Mehr Fotos gibt es auf der Homepage der IG Metall Leipzig.

Warnstreik und Frühschluss bei Alstom in Bautzen und Görlitz
Mehr als 180 Metallerinnen und Metaller haben bei Alstom (ehemals Bombardier) in Bautzen die Arbeit niedergelegt. Am Nachmittag folgten weitere Kolleginnen und Kollegen am Standort Görlitz dem Aufruf der IG Metall Ostsachsen im Rahmen einer Frühschlussaktion.
Sie alle eint die Enttäusch über die anhaltende Ignoranz der Arbeitgeber. Auslöser ist die fehlende Bewegung beim Thema Angleichungsgeld. 30 Jahre nach der Wende empfinden sie es als enorme Ungerechtigkeit. Die IG Metall fordert eine Diskussion auf Augenhöhe und kritisiert die Blockadehaltung der Arbeitgeberseite stark.
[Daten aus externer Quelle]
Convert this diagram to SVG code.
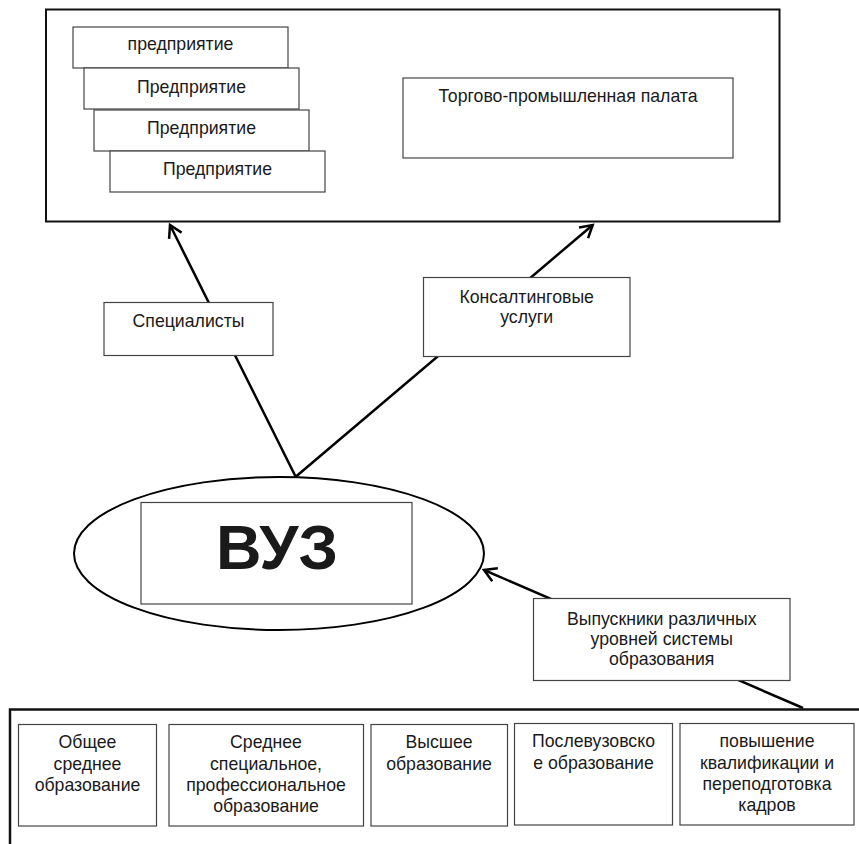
<svg xmlns="http://www.w3.org/2000/svg" width="859" height="844" viewBox="0 0 859 844">
<defs>
<style>
.box{fill:#fff;stroke:#444;stroke-width:1.2}
.frame{fill:none;stroke:#111;stroke-width:2}
.t{font-family:"Liberation Sans",Arial,sans-serif;font-size:17.7px;fill:#1a1a1a;text-anchor:middle}
.big{font-family:"Liberation Sans",Arial,sans-serif;font-size:63px;font-weight:bold;fill:#1a1a1a;text-anchor:middle}
.conn{fill:none;stroke:#000;stroke-width:2.5}
</style>
<marker id="ah" markerWidth="20" markerHeight="20" refX="15" refY="10" orient="auto" markerUnits="userSpaceOnUse">
<path d="M3,3 L15,10 L3,17" fill="none" stroke="#000" stroke-width="2.5"/>
</marker>
</defs>
<rect x="0" y="0" width="859" height="844" fill="#fff"/>

<g id="partners">
<rect class="frame" x="46" y="9.5" width="733.5" height="212"/>
</g>

<g id="connectors">
<line class="conn" x1="295.7" y1="476.7" x2="170" y2="225" marker-end="url(#ah)"/>
<line class="conn" x1="295.7" y1="476.7" x2="592.7" y2="225" marker-end="url(#ah)"/>
<line class="conn" x1="803" y1="708" x2="484" y2="570" marker-end="url(#ah)"/>
</g>

<g id="enterprise1">
<rect class="box" x="73" y="27" width="215" height="41"/>
<text class="t" x="180.5" y="50">предприятие</text>
</g>
<g id="enterprise2">
<rect class="box" x="84" y="68" width="215" height="41"/>
<text class="t" x="191.5" y="92.5">Предприятие</text>
</g>
<g id="enterprise3">
<rect class="box" x="94" y="110" width="215" height="41"/>
<text class="t" x="201.5" y="133.5">Предприятие</text>
</g>
<g id="enterprise4">
<rect class="box" x="110" y="151" width="215" height="41"/>
<text class="t" x="217.5" y="174.5">Предприятие</text>
</g>

<g id="chamber">
<rect class="box" x="403" y="78" width="330" height="80"/>
<text class="t" x="568" y="102">Торгово-промышленная палата</text>
</g>

<g id="specialists">
<rect class="box" x="104" y="302.5" width="169" height="53"/>
<text class="t" x="188.5" y="327">Специалисты</text>
</g>

<g id="consulting">
<rect class="box" x="423.5" y="277.5" width="206.5" height="79"/>
<text class="t" x="526.7" y="302.5">Консалтинговые</text>
<text class="t" x="526.7" y="323">услуги</text>
</g>

<g id="vuz">
<ellipse cx="279" cy="553.5" rx="205" ry="76.5" fill="#fff" stroke="#000" stroke-width="2"/>
<rect class="box" x="141" y="502.5" width="271" height="101.5"/>
<text class="big" x="277" y="569">ВУЗ</text>
</g>

<g id="graduates">
<rect class="box" x="533.5" y="598.5" width="256.5" height="82"/>
<text class="t" x="661.7" y="625">Выпускники различных</text>
<text class="t" x="661.7" y="645">уровней системы</text>
<text class="t" x="661.7" y="665">образования</text>
</g>

<g id="education-system">
<path d="M10,844 L10,709.5 L859,709.5" fill="none" stroke="#111" stroke-width="2.5"/>
</g>

<g id="general">
<rect class="box" x="18.5" y="724.5" width="138" height="101.5"/>
<text class="t" x="87.5" y="748">Общее</text>
<text class="t" x="87.5" y="769.5">среднее</text>
<text class="t" x="87.5" y="791">образование</text>
</g>
<g id="vocational">
<rect class="box" x="169" y="724.5" width="194.5" height="101.5"/>
<text class="t" x="266" y="748">Среднее</text>
<text class="t" x="266" y="769.5">специальное,</text>
<text class="t" x="266" y="791">профессиональное</text>
<text class="t" x="266" y="812">образование</text>
</g>
<g id="higher">
<rect class="box" x="371" y="724.5" width="136.5" height="101.5"/>
<text class="t" x="439" y="748">Высшее</text>
<text class="t" x="439" y="769.5">образование</text>
</g>
<g id="postgraduate">
<rect class="box" x="514.5" y="723.5" width="158" height="101.5"/>
<text class="t" x="593.5" y="747">Послевузовско</text>
<text class="t" x="593.5" y="768.5">е образование</text>
</g>
<g id="retraining">
<rect class="box" x="680" y="723.5" width="174" height="101.5"/>
<text class="t" x="767" y="747">повышение</text>
<text class="t" x="767" y="768.5">квалификации и</text>
<text class="t" x="767" y="790">переподготовка</text>
<text class="t" x="767" y="811">кадров</text>
</g>
</svg>
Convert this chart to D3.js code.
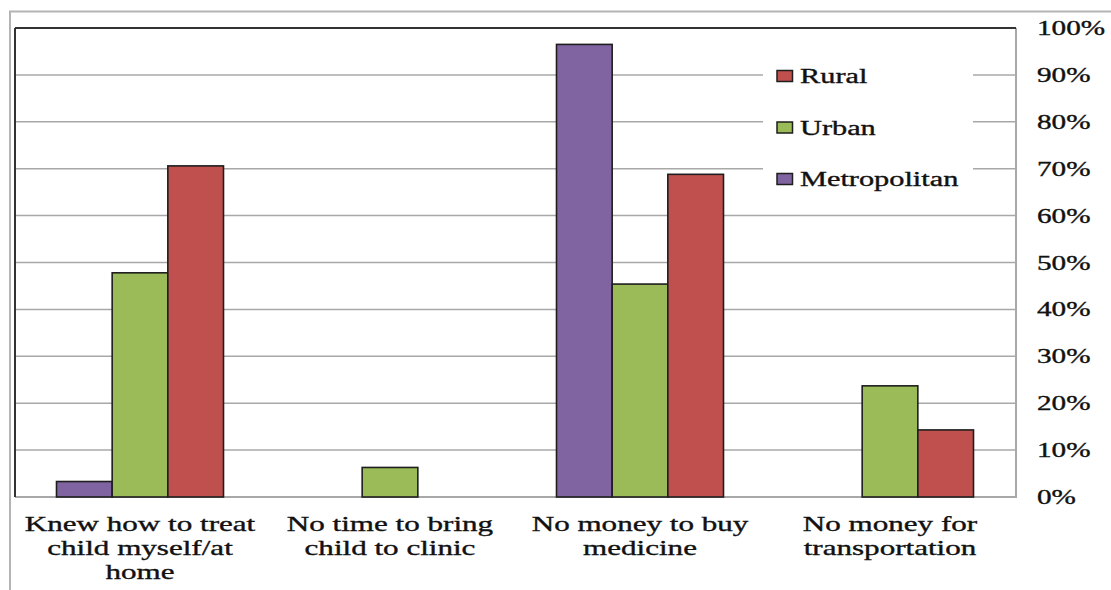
<!DOCTYPE html>
<html>
<head>
<meta charset="utf-8">
<script src="https://cdn.jsdelivr.net/npm/d3@7"></script>
<style>
  html, body { margin: 0; padding: 0; background: #fff; }
  svg { display: block; }
</style>
</head>
<body>
<svg id="chart" width="1111" height="590"></svg>
<script>
// Reasons given for not taking the child to a clinic, by area type
const categories = [
  ["Knew how to treat", "child myself/at", "home"],
  ["No time to bring", "child to clinic"],
  ["No money to buy", "medicine"],
  ["No money for", "transportation"]
];
const seriesNames = ["Metropolitan", "Urban", "Rural"];
const metropolitan = [0.033, 0, 0.965, 0];
const urban = [0.478, 0.063, 0.454, 0.237];
const rural = [0.706, 0, 0.688, 0.143];
const seriesColors = ["#8064A2", "#9BBB59", "#C0504D"];
const legendOrder = ["Rural", "Urban", "Metropolitan"];
const tickValues = [0, 0.1, 0.2, 0.3, 0.4, 0.5, 0.6, 0.7, 0.8, 0.9, 1.0];

const seriesValues = [metropolitan, urban, rural];
const FONT = "'Liberation Serif', 'Times New Roman', Times, 'DejaVu Serif', serif";

const svg = d3.select("#chart");
const plot = { left: 15, right: 1015, top: 28, bottom: 497 };

const catKeys = categories.map((c, i) => i);
const x0 = d3.scaleBand().domain(catKeys).range([plot.left, plot.right]).padding(0);
const groupW = x0.bandwidth() * 0.668;
const x1 = d3.scaleBand().domain(seriesNames)
  .range([(x0.bandwidth() - groupW) / 2, (x0.bandwidth() + groupW) / 2]).padding(0);
const y = d3.scaleLinear().domain([0, 1]).range([plot.bottom, plot.top]);
const color = d3.scaleOrdinal().domain(seriesNames).range(seriesColors);

// wide, slightly heavy serif lettering
function label(sel) {
  return sel.attr("font-family", FONT).attr("fill", "#111")
    .attr("stroke", "#111").attr("stroke-width", 0.35);
}

// outer frame
svg.append("rect").attr("x", 10).attr("y", 11.5).attr("width", 1120).attr("height", 600)
  .attr("fill", "none").attr("stroke", "#b4b4b4").attr("stroke-width", 2);

// gridlines
svg.append("g").selectAll("line").data(tickValues.filter(v => v > 0 && v < 1)).join("line")
  .attr("x1", plot.left).attr("x2", plot.right + 1)
  .attr("y1", d => y(d)).attr("y2", d => y(d))
  .attr("stroke", "#a8a8a8").attr("stroke-width", 1.5);

// plot border
svg.append("line").attr("x1", plot.left).attr("x2", plot.right + 1).attr("y1", y(0)).attr("y2", y(0))
  .attr("stroke", "#a8a8a8").attr("stroke-width", 2);
svg.append("line").attr("x1", plot.right + 1).attr("x2", plot.right + 1).attr("y1", plot.top).attr("y2", plot.bottom + 1)
  .attr("stroke", "#a8a8a8").attr("stroke-width", 2);
svg.append("line").attr("x1", plot.left).attr("x2", plot.right + 1).attr("y1", plot.top).attr("y2", plot.top)
  .attr("stroke", "#333").attr("stroke-width", 1.8);
svg.append("line").attr("x1", plot.left).attr("x2", plot.left).attr("y1", plot.top).attr("y2", plot.bottom)
  .attr("stroke", "#333").attr("stroke-width", 2);

// bars
const groups = svg.append("g").selectAll("g").data(catKeys).join("g")
  .attr("transform", d => `translate(${x0(d)},0)`);
groups.selectAll("rect")
  .data(ci => seriesNames.map((s, si) => ({ s, v: seriesValues[si][ci] })).filter(d => d.v > 0))
  .join("rect")
  .attr("x", d => x1(d.s))
  .attr("width", x1.bandwidth())
  .attr("y", d => y(d.v))
  .attr("height", d => y(0) - y(d.v))
  .attr("fill", d => color(d.s))
  .attr("stroke", "#1e1e1e").attr("stroke-width", 1.6);

// legend
const lg = svg.append("g");
lg.append("rect").attr("x", 763).attr("y", 52).attr("width", 210).attr("height", 150).attr("fill", "#fff");
legendOrder.forEach((name, i) => {
  const cy = 76 + i * 51.5;
  lg.append("rect").attr("x", 777).attr("y", cy - 5.5).attr("width", 15.5).attr("height", 11)
    .attr("fill", color(name)).attr("stroke", "#1e1e1e").attr("stroke-width", 1.5);
  label(lg.append("text")).attr("transform", `translate(800,${cy + 7}) scale(1.48,1)`)
    .attr("font-size", 20.5).text(name);
});

// right value axis labels
const yAxis = svg.append("g");
label(yAxis.selectAll("text").data(tickValues).join("text"))
  .attr("transform", d => `translate(1037,${y(d) + 7}) scale(1.46,1)`)
  .attr("font-size", 20)
  .text(d => d3.format(".0%")(d));

// category labels
const cl = svg.append("g");
categories.forEach((lines, ci) => {
  const cx = x0(ci) + x0.bandwidth() / 2;
  lines.forEach((t, li) => {
    label(cl.append("text"))
      .attr("transform", `translate(${cx},${530.5 + li * 24.3}) scale(1.48,1)`)
      .attr("text-anchor", "middle").attr("font-size", 21).text(t);
  });
});
</script>
</body>
</html>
„Es wurde weder inhaltlich darüber diskutiert, noch gibt es überhaupt erst einmal ein Angebot dazu. Das ist absolut enttäuschend und inakzeptabel“, sagte Uwe Kaczmarek, Betriebsratsvorsitzender von Alstom in Bautzen und Mitglied der Verhandlungskommission. „Mit unserem heutigen Warnstreik zeigen wir erneut, wie ernst es uns mit dieser Forderung ist. Wir wollen Gerechtigkeit und erwarten von der Arbeitgeberseite konstruktiv mit uns über dieses längst überfällige Thema zu verhandeln. Dafür stehen die Kolleginnen und Kollegen heute hier.“

Jan Otto, Erster Bevollmächtigter der IG Metall Ostsachsen sagte: „Die Arbeitgeber spielen mit dem Feuer. Wir wollen eine Lösung in der Fläche, um unserer gemeinsamen gesellschaftspolitischen Verantwortung gerecht zu werden. Der Arbeitgeberverband jedoch lehnt dies ab. Wer so rückwärtsgewandt agiert, hat bis heute nicht verstanden, dass auch die ostdeutschen Metaller*innen ihre Arbeit genauso gewertschätzt haben wollen, wie der Rest der Republik. Wir werden uns nicht aufhalten lassen- wir untermauern unsere berechtigte Forderung nach einem Tariflichen Angleichungsgeld für unsere Mitglieder mit weiteren Warnstreiks. Diese Woche wird es auch in Ostsachsen den ersten 24-h Warnstreik der Geschichte geben.“

Weitere Informationen sind auf der Homepage der IG Metall Ostsachsen zu finden.

Forderungen der IG Metall
Die IG Metall fordert ein Volumen von 4 Prozent für Entgelterhöhungen oder zur Beschäftigungssicherung. Außerdem geht es um Zukunftstarifverträge, um die Transformation zu gestalten, und tariflich verbesserte Übernahmeregeln für Ausgebildete.

Dazu fordert die IG Metall im Bezirk Berlin-Brandenburg-Sachsen für die rund 290.000 Beschäftigten (110.000 in Berlin-Brandenburg und 180.000 in Sachsen) ein Tarifliches Angleichungsgeld, damit 30 Jahre nach der Wiedervereinigung endlich Schluss ist mit der Ungleichbehandlung der Beschäftigten in Ost und West.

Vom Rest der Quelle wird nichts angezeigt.